Problem to work on.
Omit the pictures and print exactly the lines of the listing below, starting at the first and ending at the line containing "pressures = [p_t4, p_t5, p_t6, p_t7]".

Given material.
▼▼▼

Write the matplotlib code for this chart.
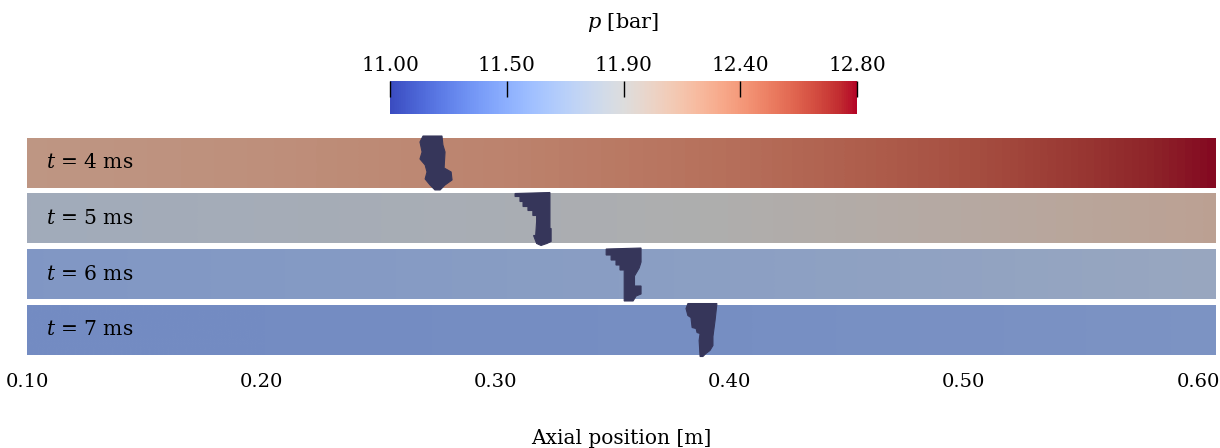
import numpy as np
import matplotlib
matplotlib.use("Agg")
import matplotlib.pyplot as plt
from matplotlib.colors import ListedColormap, Normalize
from matplotlib.patches import Polygon

plt.rcParams['font.family'] = ['DejaVu Serif']
plt.rcParams['mathtext.fontset'] = 'dejavuserif'

# pressure along the pipe for each snapshot [bar], sampled at evenly spaced stations
axial_pos = [0.1000, 0.2015, 0.3031, 0.4046, 0.5062, 0.6077]
times = ["4", "5", "6", "7"]
p_t4 = [12.17, 12.22, 12.30, 12.42, 12.58, 12.80]
p_t5 = [11.78, 11.81, 11.85, 11.91, 11.99, 12.08]
p_t6 = [11.54, 11.56, 11.59, 11.62, 11.66, 11.71]
p_t7 = [11.45, 11.45, 11.46, 11.47, 11.49, 11.51]
pressures = [p_t4, p_t5, p_t6, p_t7]

# bubble front position [m] and outline (axial offset [mm], fraction of strip height)
bubble_front = [0.2785, 0.3216, 0.3622, 0.3942]
bubble_dx = [
    [-9.4, -10.7, -9.8, -10.7, -8.5, -7.7, -8.5, -6.4, -4.3, -2.1, 0, 3.0, 2.6, -0.4, 0, -0.9, -1.3],
    [-13.2, -13.2, -11.1, -11.1, -9.8, -9.8, -7.7, -7.7, -5.6, -5.6, -4.0, -4.0, -4.4, -5.3, -4.0, -2.1, 0.4, 2.2, 2.2, 1.7, 1.7],
    [-14.9, -14.9, -12.8, -12.8, -10.7, -10.7, -9.0, -9.0, -7.2, -7.2, -3.4, -2.1, 0, 0, -2.8, -2.8, -0.8, 0, 0],
    [-12.0, -12.8, -12.0, -10.7, -10.2, -8.5, -8.1, -6.8, -7.2, -6.8, -5.6, -4.3, -2.6, -1.3, -1.3, -0.4, 0.4],
]
bubble_fy = [
    [-0.04, 0.08, 0.28, 0.42, 0.54, 0.68, 0.82, 0.94, 1.04, 1.04, 0.94, 0.84, 0.68, 0.60, 0.28, 0.14, -0.04],
    [0, 0.06, 0.06, 0.16, 0.16, 0.26, 0.26, 0.34, 0.34, 0.44, 0.44, 0.56, 0.84, 0.84, 1.0, 1.04, 1.0, 0.96, 0.70, 0.70, -0.02],
    [0, 0.12, 0.12, 0.22, 0.22, 0.32, 0.32, 0.42, 0.42, 1.04, 1.04, 0.94, 0.90, 0.74, 0.74, 0.54, 0.38, 0.26, -0.02],
    [-0.02, 0.08, 0.22, 0.26, 0.46, 0.48, 0.56, 0.58, 0.72, 1.04, 1.04, 0.98, 0.92, 0.82, 0.64, 0.32, -0.02],
]

p_min, p_max = 11.0, 12.8
cbar_ticks = [11.0, 11.45, 11.9, 12.35, 12.8]
cbar_labels = ["11.00", "11.50", "11.90", "12.40", "12.80"]
x_ticks = [0.10, 0.20, 0.30, 0.40, 0.50, 0.60]

W, H = 1220, 448
fig = plt.figure(figsize=(W / 100, H / 100), dpi=100)

norm = Normalize(p_min, p_max)
base = plt.get_cmap('coolwarm')
# the rendered strips are darker/duller than the legend (scene lighting)
shade = base(np.linspace(0, 1, 256))
rgb = shade[:, :3] * 0.79
grey = rgb.mean(axis=1, keepdims=True)
shade[:, :3] = 0.88 * rgb + 0.12 * grey
shaded = ListedColormap(shade)

ax = fig.add_axes([27 / W, 1 - 354.5 / H, (1216 - 27) / W, 216.5 / H])
h = 0.9
half = (axial_pos[1] - axial_pos[0]) / 2
for i, p in enumerate(pressures):
    ax.imshow(np.array([p]), cmap=shaded, norm=norm, interpolation='bilinear',
              aspect='auto', extent=[axial_pos[0] - half, axial_pos[-1] + half, i + h, i])
    ax.text(0.1 + 0.008, i + h / 2, f"$t$ = {times[i]} ms", fontsize=14.5,
            va='center', ha='left')
    xs = bubble_front[i] + np.array(bubble_dx[i]) / 1000
    ys = i + np.array(bubble_fy[i]) * h
    ax.add_patch(Polygon(np.column_stack([xs, ys]), closed=True, fc='#36365a',
                         ec='#36365a', lw=0.8, clip_on=False, zorder=3))

ax.set_xlim(0.10, 0.6077)
ax.set_ylim(3.9, 0)
for s in ax.spines.values():
    s.set_visible(False)
ax.set_yticks([])
ax.set_xticks(x_ticks)
ax.set_xticklabels([f"{v:.2f}" for v in x_ticks])
ax.tick_params(axis='x', length=0, pad=13, labelsize=14)
ax.set_xlabel("Axial position [m]", fontsize=14.5, labelpad=28)

cax = fig.add_axes([390 / W, 1 - 114 / H, 467 / W, 33 / H])
sm = plt.cm.ScalarMappable(norm=norm, cmap=base)
cb = fig.colorbar(sm, cax=cax, orientation='horizontal')
cb.outline.set_visible(False)
cb.set_ticks(cbar_ticks)
cb.set_ticklabels(cbar_labels)
cax.xaxis.set_ticks_position('top')
cax.tick_params(axis='x', direction='in', length=11.5, width=1.0, color='black',
                pad=4, labelsize=14.5)
fig.text(623 / W, 1 - 22 / H, "$p$ [bar]", ha='center', va='center', fontsize=15)

fig.savefig("out.png", dpi=100)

▲▲▲

Exercise result.
Write the matplotlib code for this chart.
import numpy as np
import matplotlib
matplotlib.use("Agg")
import matplotlib.pyplot as plt
from matplotlib.colors import ListedColormap, Normalize
from matplotlib.patches import Polygon

plt.rcParams['font.family'] = ['DejaVu Serif']
plt.rcParams['mathtext.fontset'] = 'dejavuserif'

# pressure along the pipe for each snapshot [bar], sampled at evenly spaced stations
axial_pos = [0.1000, 0.2015, 0.3031, 0.4046, 0.5062, 0.6077]
times = ["4", "5", "6", "7"]
p_t4 = [12.17, 12.22, 12.30, 12.42, 12.58, 12.80]
p_t5 = [11.78, 11.81, 11.85, 11.91, 11.99, 12.08]
p_t6 = [11.54, 11.56, 11.59, 11.62, 11.66, 11.71]
p_t7 = [11.45, 11.45, 11.46, 11.47, 11.49, 11.51]
pressures = [p_t4, p_t5, p_t6, p_t7]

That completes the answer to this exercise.